The Sixers were minus-4 with him on the court in the first half, and plus-10 with Reed in his stead. The eye test was worse than the numbers indicate, the Nets going on significant runs with him on the floor. Much of it has to do with the defensive scheme, the Sixers married to drop coverage with him in the game. That gives silky smooth midrange shooters — something the Nets have in bunches — room to rise out of ball screens. It’s not like he’s a good rebounder, either. 

You can even tell Harrell’s lost some of his power. There are times when he catches the ball at the top of the floor, has space to attack off the dribble, and declines the opportunities, instead searching for teammates to work an action with.

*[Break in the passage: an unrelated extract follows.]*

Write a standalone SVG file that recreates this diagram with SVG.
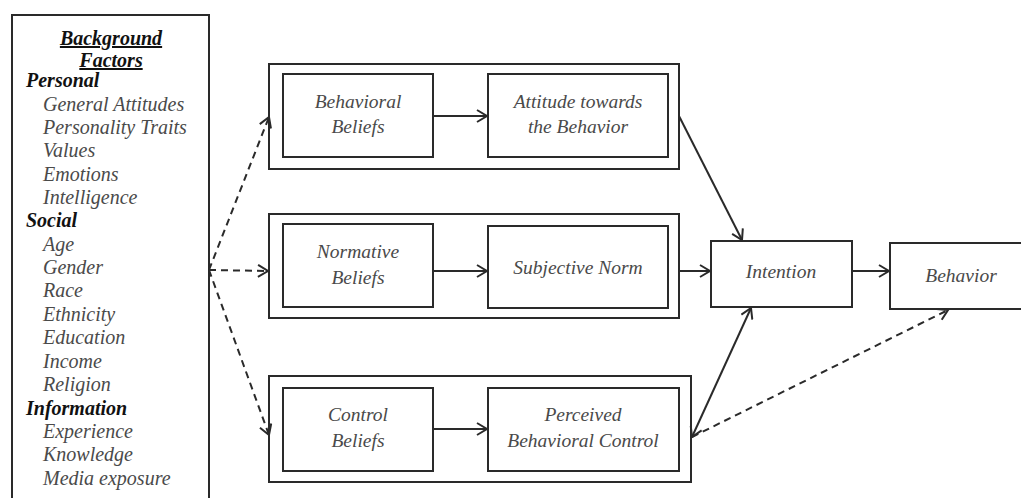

As recently as last season, Harrell licked his chops at the opportunity to go right at an opposing big. He’s not doing that anymore. 

Much has been made of Tucker’s lack of existence on offense in recent games. I personally believe those concerns are far overblown with the team in its current state. He needs to play off someone who can actually facilitate offense, and that’s something that has been painfully lacking since Harden went down.

If it’s still a problem when Harden returns, it’s another story. But, for now, all I see is an already-marginal offensive player look even more marginal without his point guard there to set him up. He hasn’t really been taking open shots. Then again, his teammates are basically never looking his way. But, he did airball one of two open corner threes he took. Some like to judge by the binary of whether or not the ball goes in the basket. I’m more comfortable doing that when there’s significant sample size.

The Sixers (9-8) will visit the Charlotte Hornets (4-14) on Wednesday. Tip-off is scheduled for 7 p.m., Eastern time. You can catch the game on NBC Sports Philadelphia.